Horn: “Het is een tekst waarvoor ik echt even naar adem moest happen toen ik hem voor het eerst las. Wauw, wat is dat mooi verwoord.” Tijdens zijn reizen leest Horn iedere dag een paar pagina’s, die vervolgens zijn gedachten en observatievermogen beïnvloeden. Dat probeert hij vervolgens om te zetten in iets tastbaars. Horn: “Wat ik het liefst zou willen zien in mijn eigen foto’s is dat een ervaring ik had, neergeslagen is op een stukje papier.” De foto’s in de tentoonstelling zijn op verschillende soorten fotopapier geprint: op verschillende materialen die soms heel oud en zeldzaam zijn. Dit aspect representeert het fragmentarische element van het boek en het fotografische proces op zichzelf. Voor de lijsten maakt Horn gebruik van gevonden stukken hout.

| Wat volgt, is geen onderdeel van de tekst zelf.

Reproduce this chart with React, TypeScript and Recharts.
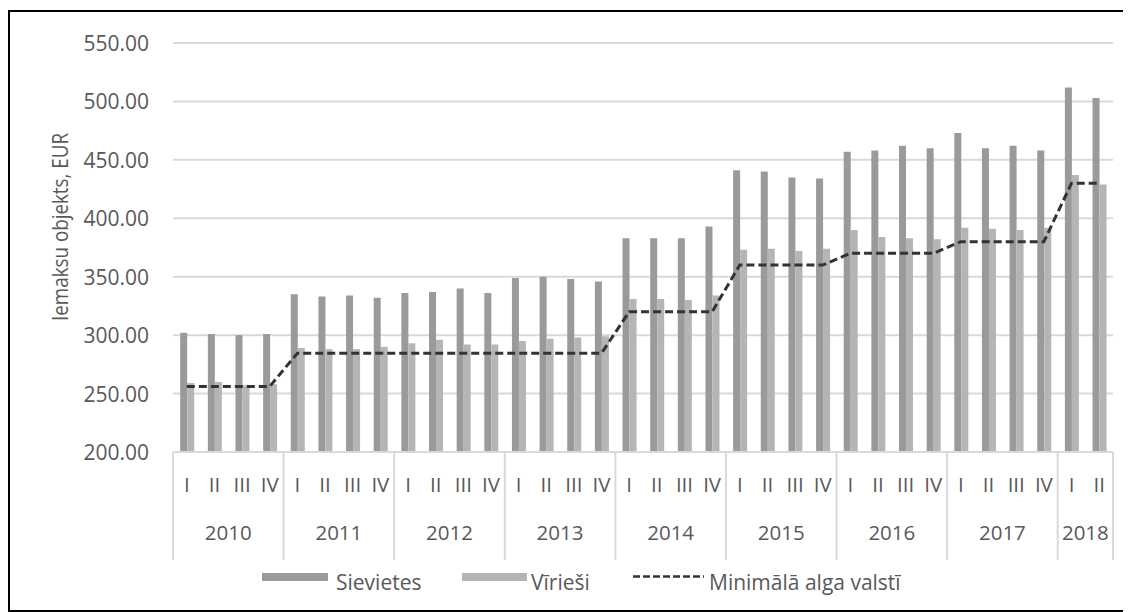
import React from 'react';
import { ComposedChart, Bar, Line, XAxis, YAxis, CartesianGrid, Legend } from 'recharts';

const years = ['2010', '2011', '2012', '2013', '2014', '2015', '2016', '2017', '2018'];
const quartersPerYear = [4, 4, 4, 4, 4, 4, 4, 4, 2];
const quarterLabels = ['I', 'II', 'III', 'IV'];

const sievietes = [
  302, 301, 300, 301,
  335, 333, 334, 332,
  336, 337, 340, 336,
  349, 350, 348, 346,
  383, 383, 383, 393,
  441, 440, 435, 434,
  457, 458, 462, 460,
  473, 460, 462, 458,
  512, 503,
];
const viriesi = [
  259, 260, 257, 258,
  289, 288, 288, 290,
  293, 296, 292, 292,
  295, 297, 298, 299,
  331, 331, 330, 334,
  373, 374, 372, 374,
  390, 384, 383, 382,
  392, 391, 390, 392,
  437, 429,
];
const minAlga = [
  256.12, 256.12, 256.12, 256.12,
  284.57, 284.57, 284.57, 284.57,
  284.57, 284.57, 284.57, 284.57,
  284.57, 284.57, 284.57, 284.57,
  320, 320, 320, 320,
  360, 360, 360, 360,
  370, 370, 370, 370,
  380, 380, 380, 380,
  430, 430,
];
const yTicks = [200, 250, 300, 350, 400, 450, 500, 550];

const categories: { year: string; quarter: string; pos: number; groupSize: number }[] = [];
years.forEach((y, yi) => {
  for (let q = 0; q < quartersPerYear[yi]; q++) {
    categories.push({ year: y, quarter: quarterLabels[q], pos: q, groupSize: quartersPerYear[yi] });
  }
});

const data = categories.map((c, i) => ({
  name: c.year + ' ' + c.quarter,
  sievietes: sievietes[i],
  viriesi: viriesi[i],
  minAlga: minAlga[i],
}));

const W = 1131;
const H = 612;
const PLOT_LEFT = 173;
const PLOT_RIGHT = 1113;
const PLOT_TOP = 43;
const PLOT_BOTTOM = 452;
const BAND = (PLOT_RIGHT - PLOT_LEFT) / data.length;
const FONT = '"Open Sans", sans-serif';
const TEXT = '#595959';
const GRID = '#d9d9d9';
const DARK = '#9a9a9a';
const LIGHT = '#b5b5b5';

const XTick = (props: any) => {
  const { x, payload } = props;
  const i = payload.index;
  const c = categories[i];
  const items: React.ReactNode[] = [];
  items.push(
    <text key="q" x={x} y={484} textAnchor="middle" dominantBaseline="central" fill={TEXT} fontSize={20.5} fontFamily={FONT}>
      {c.quarter}
    </text>
  );
  if (c.pos === 0) {
    const left = x - BAND / 2;
    items.push(<line key="l" x1={left} x2={left} y1={PLOT_BOTTOM} y2={560} stroke={GRID} strokeWidth={2} />);
    items.push(
      <text key="y" x={left + (c.groupSize * BAND) / 2} y={532} textAnchor="middle" dominantBaseline="central" fill={TEXT} fontSize={20.5} fontFamily={FONT}>
        {c.year}
      </text>
    );
  }
  if (i === categories.length - 1) {
    const right = x + BAND / 2;
    items.push(<line key="r" x1={right} x2={right} y1={PLOT_BOTTOM} y2={560} stroke={GRID} strokeWidth={2} />);
  }
  return <g>{items}</g>;
};

const YTick = (props: any) => {
  const { y, payload } = props;
  return (
    <text x={149} y={y} textAnchor="end" dominantBaseline="central" fill={TEXT} fontSize={21} fontFamily={FONT}>
      {Number(payload.value).toFixed(2)}
    </text>
  );
};

const LegendContent = () => (
  <div style={{ position: 'relative', height: 40, fontFamily: FONT, fontSize: 21, color: TEXT }}>
    <div style={{ position: 'absolute', left: 262, top: 13, width: 66, height: 8, background: DARK }} />
    <div style={{ position: 'absolute', left: 336, top: 2, lineHeight: '40px', whiteSpace: 'nowrap' }}>Sievietes</div>
    <div style={{ position: 'absolute', left: 462, top: 13, width: 65, height: 8, background: LIGHT }} />
    <div style={{ position: 'absolute', left: 531, top: 2, lineHeight: '40px', whiteSpace: 'nowrap' }}>Vīrieši</div>
    <svg style={{ position: 'absolute', left: 632, top: 0 }} width={74} height={40}>
      <line x1={1} x2={72} y1={16.5} y2={16.5} stroke="#333333" strokeWidth={2.5} strokeDasharray="7 3" />
    </svg>
    <div style={{ position: 'absolute', left: 709, top: 2, lineHeight: '40px', whiteSpace: 'nowrap' }}>Minimālā alga valstī</div>
  </div>
);

export default function App() {
  return (
    <div style={{ position: 'relative', left: -8, top: -8, width: W, height: H, background: '#fff' }}>
      <div
        style={{
          position: 'absolute',
          left: 8,
          top: 10,
          width: W - 8,
          height: H - 10,
          border: '2px solid #000',
          boxSizing: 'border-box',
        }}
      />
      <ComposedChart
        width={W}
        height={H}
        data={data}
        margin={{ top: PLOT_TOP, right: W - PLOT_RIGHT, left: 0, bottom: 12 }}
        barCategoryGap="26%"
        barGap={0}
        style={{ position: 'absolute', left: 0, top: 0 }}
      >
        <CartesianGrid vertical={false} stroke={GRID} strokeWidth={2} />
        <XAxis
          dataKey="name"
          interval={0}
          height={108}
          tick={<XTick />}
          tickLine={false}
          axisLine={{ stroke: GRID, strokeWidth: 2 }}
        />
        <YAxis
          width={PLOT_LEFT}
          domain={[200, 550]}
          ticks={yTicks}
          axisLine={false}
          tickLine={false}
          tick={<YTick />}
          label={{
            content: () => (
              <text
                x={60}
                y={227}
                transform="rotate(-90 60 227)"
                textAnchor="middle"
                dominantBaseline="central"
                fill={TEXT}
                fontSize={21}
                fontFamily={FONT}
                textLength={188}
                lengthAdjust="spacingAndGlyphs"
              >
                Iemaksu objekts, EUR
              </text>
            ),
          }}
        />
        <Legend verticalAlign="bottom" height={40} content={<LegendContent />} wrapperStyle={{ left: 0, width: W }} />
        <Bar dataKey="sievietes" name="Sievietes" fill={DARK} isAnimationActive={false} />
        <Bar dataKey="viriesi" name="Vīrieši" fill={LIGHT} isAnimationActive={false} />
        <Line
          dataKey="minAlga"
          name="Minimālā alga valstī"
          type="linear"
          stroke="#333333"
          strokeWidth={3}
          strokeDasharray="8 4"
          dot={false}
          activeDot={false}
          isAnimationActive={false}
        />
      </ComposedChart>
    </div>
  );
}
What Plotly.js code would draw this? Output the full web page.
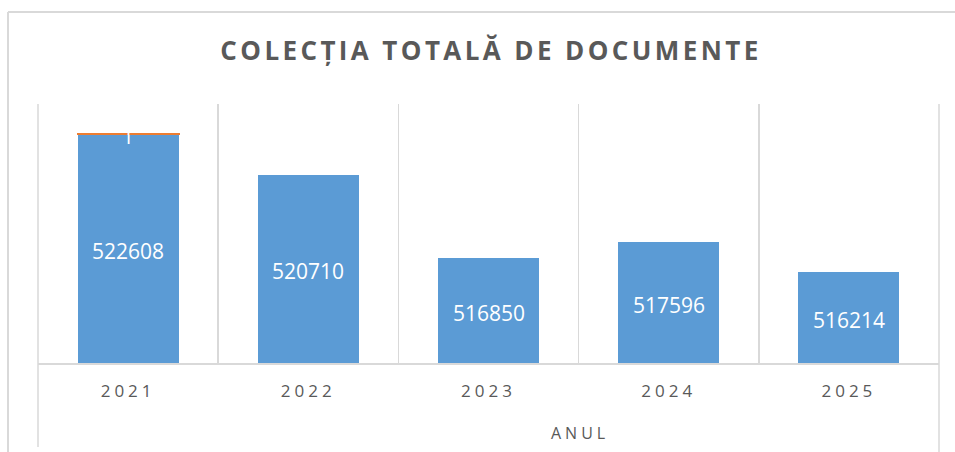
<!DOCTYPE html>
<html>
<head>
<meta charset="utf-8">
<script src="https://cdn.plot.ly/plotly-3.0.1.min.js"></script>
<style>
  html, body { margin: 0; padding: 0; background: #fff; }
  #chart { width: 955px; height: 452px; }
  .gtitle { letter-spacing: 3.4px; }
  .xtick text { letter-spacing: 4px; }
  .annotation[data-index="0"] text { letter-spacing: 4px; }
</style>
</head>
<body>
<div id="chart"></div>
<script>
const years = ['2021', '2022', '2023', '2024', '2025'];
const totalDocs = [522608, 520710, 516850, 517596, 516214];
const extraDocs = [1, null, null, null, null];
const chartTitle = 'COLECȚIA TOTALĂ DE DOCUMENTE';
const axisLabel = 'ANUL';

const blue = '#5B9BD5';
const orange = '#ED7D31';
const grid = '#D9D9D9';
const txt = '#595959';
const font = '"Open Sans", "Noto Sans", sans-serif';
const yMin = 512000, yMax = 524000;

const traces = [
  {
    type: 'bar', x: years, y: totalDocs, name: 'Documente',
    marker: { color: blue, line: { width: 0 } },
    textposition: 'none', hoverinfo: 'x+y'
  },
  {
    type: 'bar', x: years, y: extraDocs, name: 'Altele',
    marker: { color: orange, line: { width: 2, color: orange } },
    textposition: 'none', hoverinfo: 'x+y'
  }
];

const annotations = [{
  text: axisLabel, xref: 'paper', yref: 'paper',
  x: (580 - 38) / 901, y: (363 - 433) / 259,
  xanchor: 'center', yanchor: 'middle', showarrow: false,
  font: { family: font, size: 16, color: txt }
}];

// value labels centred in the visible part of each blue bar (x = category index)
totalDocs.forEach((v, i) => {
  annotations.push({
    text: String(v), x: i, y: (yMin + v) / 2, xref: 'x', yref: 'y',
    xanchor: 'center', yanchor: 'middle', yshift: -2, showarrow: false,
    font: { family: font, size: 21, color: '#FFFFFF' }
  });
});
// labels of the second series, centred on its (very thin) segment
extraDocs.forEach((v, i) => {
  if (v == null) return;
  annotations.push({
    text: String(v), x: i, y: totalDocs[i] + v / 2, xref: 'x', yref: 'y',
    xanchor: 'center', yanchor: 'middle', yshift: -2, showarrow: false,
    font: { family: font, size: 21, color: '#FFFFFF' }
  });
});

const layout = {
  width: 955, height: 452,
  margin: { l: 38, r: 16, t: 104, b: 89 },
  paper_bgcolor: '#FFFFFF', plot_bgcolor: '#FFFFFF',
  barmode: 'stack', bargap: 0.44,
  showlegend: false,
  title: {
    text: '<b>' + chartTitle + '</b>',
    font: { family: font, size: 26, color: txt },
    x: 491 / 955, xanchor: 'center', xref: 'container',
    y: 1 - 51 / 452, yanchor: 'middle', yref: 'container'
  },
  xaxis: {
    type: 'category', range: [-0.5, 4.5],
    showgrid: true, gridcolor: grid, gridwidth: 1.5, tickson: 'boundaries',
    showline: true, linecolor: grid, linewidth: 1.5,
    ticks: '', ticklen: 0, ticklabelstandoff: 12,
    tickfont: { family: font, size: 17, color: txt },
    fixedrange: true
  },
  yaxis: {
    range: [yMin, yMax], showticklabels: false, showgrid: false, zeroline: false,
    showline: false, ticks: '', fixedrange: true
  },
  annotations: annotations,
  shapes: [
    { type: 'line', xref: 'paper', yref: 'paper', x0: -30 / 901, x1: -30 / 901, y0: 1 + 92 / 259, y1: -0.4, line: { color: grid, width: 2 } },
    { type: 'line', xref: 'paper', yref: 'paper', x0: -30 / 901, x1: 1.1, y0: 1 + 92 / 259, y1: 1 + 92 / 259, line: { color: grid, width: 2 } },
    { type: 'line', xref: 'paper', yref: 'paper', x0: 0, x1: 0, y0: 1, y1: (363 - 447) / 259, line: { color: grid, width: 1.5 } },
    { type: 'line', xref: 'paper', yref: 'paper', x0: 1, x1: 1, y0: 1, y1: -0.4, line: { color: grid, width: 1.5 } }
  ]
};

Plotly.newPlot('chart', traces, layout, { displayModeBar: false, staticPlot: true });
</script>
</body>
</html>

Horn voorziet zijn foto’s overigens al veel langer van een laagje tekst in de marge, gebruikmakend van een grote diversheid aan inspiratiebronnen. Deze teksten benadrukken het poëtische aspect van het beeld, of brengen de kijker juist op een nieuw spoor — maar bieden vooral ruimte aan een meervoudige interpretatie. De woorden zijn meestal poëtisch, soms juist prozaïsch of humoristisch. Zo lees je op één van zijn oudere foto’s “La Paz binnenrijden is alsof je op de rand van een soepbord rijdt” en refereerde hij onder meer naar pagina 209 van de ‘Guide to Zen and the art of motorcycle maintenance’. Maar hij deelt ook zijn gedachten, beschrijvingen van wat hij ziet en uitgeknipte stukjes tekst uit kranten. Je vindt in het werk van Horn ook verwijzingen naar teksten van Cees Nooteboom en de Argentijnse dichter Jorge Luis Borges — die prachtig stelde: “I don’t want to die in a language I don’t understand”.